▸ **WORK TO DO**:
Copy out the listing that follows exactly, dropping every picture.

== PROVIDED MATERIAL

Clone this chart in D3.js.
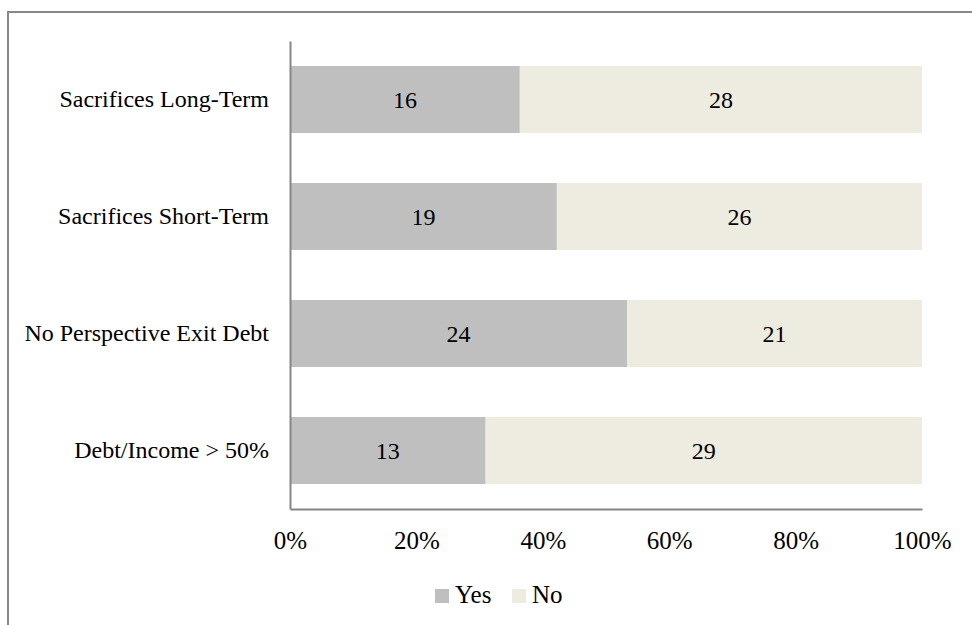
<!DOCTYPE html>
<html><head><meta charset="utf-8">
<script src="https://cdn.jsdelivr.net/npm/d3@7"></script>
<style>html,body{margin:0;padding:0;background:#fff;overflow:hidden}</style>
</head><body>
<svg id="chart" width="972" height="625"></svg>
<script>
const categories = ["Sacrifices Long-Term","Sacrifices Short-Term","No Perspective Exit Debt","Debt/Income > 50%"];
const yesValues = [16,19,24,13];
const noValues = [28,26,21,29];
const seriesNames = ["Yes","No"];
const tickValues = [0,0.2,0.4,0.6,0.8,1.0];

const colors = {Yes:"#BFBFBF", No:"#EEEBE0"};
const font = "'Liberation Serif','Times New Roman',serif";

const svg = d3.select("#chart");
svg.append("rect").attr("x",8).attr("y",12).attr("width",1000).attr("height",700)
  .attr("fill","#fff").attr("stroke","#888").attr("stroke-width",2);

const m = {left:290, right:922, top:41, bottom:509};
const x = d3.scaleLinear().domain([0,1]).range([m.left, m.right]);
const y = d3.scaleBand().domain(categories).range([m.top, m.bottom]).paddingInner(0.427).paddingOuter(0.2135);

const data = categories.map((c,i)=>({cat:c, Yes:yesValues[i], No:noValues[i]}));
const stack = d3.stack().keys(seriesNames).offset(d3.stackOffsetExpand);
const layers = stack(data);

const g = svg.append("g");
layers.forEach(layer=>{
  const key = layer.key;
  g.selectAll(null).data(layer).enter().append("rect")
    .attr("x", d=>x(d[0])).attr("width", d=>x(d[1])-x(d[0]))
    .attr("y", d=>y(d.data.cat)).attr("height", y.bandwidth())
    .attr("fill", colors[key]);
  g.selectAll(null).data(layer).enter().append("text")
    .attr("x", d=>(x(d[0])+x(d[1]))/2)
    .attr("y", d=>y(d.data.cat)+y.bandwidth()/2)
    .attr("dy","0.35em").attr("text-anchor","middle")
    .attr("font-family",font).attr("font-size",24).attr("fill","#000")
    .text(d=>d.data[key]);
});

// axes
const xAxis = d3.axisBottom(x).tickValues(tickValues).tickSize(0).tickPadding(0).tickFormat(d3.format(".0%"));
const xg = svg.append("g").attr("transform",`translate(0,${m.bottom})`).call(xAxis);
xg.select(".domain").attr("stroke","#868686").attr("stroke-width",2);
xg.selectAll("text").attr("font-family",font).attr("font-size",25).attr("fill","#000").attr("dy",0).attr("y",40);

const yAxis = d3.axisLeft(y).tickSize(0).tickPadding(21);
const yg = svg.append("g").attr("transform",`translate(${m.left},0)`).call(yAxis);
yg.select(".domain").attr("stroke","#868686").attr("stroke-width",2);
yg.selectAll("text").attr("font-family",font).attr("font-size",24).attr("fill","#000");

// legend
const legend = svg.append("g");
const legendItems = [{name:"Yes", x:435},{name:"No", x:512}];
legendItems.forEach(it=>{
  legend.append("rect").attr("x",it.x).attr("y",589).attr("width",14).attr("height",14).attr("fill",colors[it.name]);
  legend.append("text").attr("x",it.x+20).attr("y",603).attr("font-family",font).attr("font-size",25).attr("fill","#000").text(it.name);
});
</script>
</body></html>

====

▸ **REPLY**:
Clone this chart in D3.js.
<!DOCTYPE html>
<html><head><meta charset="utf-8">
<script src="https://cdn.jsdelivr.net/npm/d3@7"></script>
<style>html,body{margin:0;padding:0;background:#fff;overflow:hidden}</style>
</head><body>
<svg id="chart" width="972" height="625"></svg>
<script>
const categories = ["Sacrifices Long-Term","Sacrifices Short-Term","No Perspective Exit Debt","Debt/Income > 50%"];
const yesValues = [16,19,24,13];
const noValues = [28,26,21,29];
const seriesNames = ["Yes","No"];
const tickValues = [0,0.2,0.4,0.6,0.8,1.0];

const colors = {Yes:"#BFBFBF", No:"#EEEBE0"};
const font = "'Liberation Serif','Times New Roman',serif";

const svg = d3.select("#chart");
svg.append("rect").attr("x",8).attr("y",12).attr("width",1000).attr("height",700)
  .attr("fill","#fff").attr("stroke","#888").attr("stroke-width",2);

const m = {left:290, right:922, top:41, bottom:509};
const x = d3.scaleLinear().domain([0,1]).range([m.left, m.right]);
const y = d3.scaleBand().domain(categories).range([m.top, m.bottom]).paddingInner(0.427).paddingOuter(0.2135);

const data = categories.map((c,i)=>({cat:c, Yes:yesValues[i], No:noValues[i]}));
const stack = d3.stack().keys(seriesNames).offset(d3.stackOffsetExpand);
const layers = stack(data);

const g = svg.append("g");
layers.forEach(layer=>{
  const key = layer.key;
  g.selectAll(null).data(layer).enter().append("rect")
    .attr("x", d=>x(d[0])).attr("width", d=>x(d[1])-x(d[0]))
    .attr("y", d=>y(d.data.cat)).attr("height", y.bandwidth())
    .attr("fill", colors[key]);
  g.selectAll(null).data(layer).enter().append("text")
    .attr("x", d=>(x(d[0])+x(d[1]))/2)
    .attr("y", d=>y(d.data.cat)+y.bandwidth()/2)
    .attr("dy","0.35em").attr("text-anchor","middle")
    .attr("font-family",font).attr("font-size",24).attr("fill","#000")
    .text(d=>d.data[key]);
});

// axes
const xAxis = d3.axisBottom(x).tickValues(tickValues).tickSize(0).tickPadding(0).tickFormat(d3.format(".0%"));
const xg = svg.append("g").attr("transform",`translate(0,${m.bottom})`).call(xAxis);
xg.select(".domain").attr("stroke","#868686").attr("stroke-width",2);
xg.selectAll("text").attr("font-family",font).attr("font-size",25).attr("fill","#000").attr("dy",0).attr("y",40);

const yAxis = d3.axisLeft(y).tickSize(0).tickPadding(21);
const yg = svg.append("g").attr("transform",`translate(${m.left},0)`).call(yAxis);
yg.select(".domain").attr("stroke","#868686").attr("stroke-width",2);
yg.selectAll("text").attr("font-family",font).attr("font-size",24).attr("fill","#000");

// legend
const legend = svg.append("g");
const legendItems = [{name:"Yes", x:435},{name:"No", x:512}];
legendItems.forEach(it=>{
  legend.append("rect").attr("x",it.x).attr("y",589).attr("width",14).attr("height",14).attr("fill",colors[it.name]);
  legend.append("text").attr("x",it.x+20).attr("y",603).attr("font-family",font).attr("font-size",25).attr("fill","#000").text(it.name);
});
</script>
</body></html>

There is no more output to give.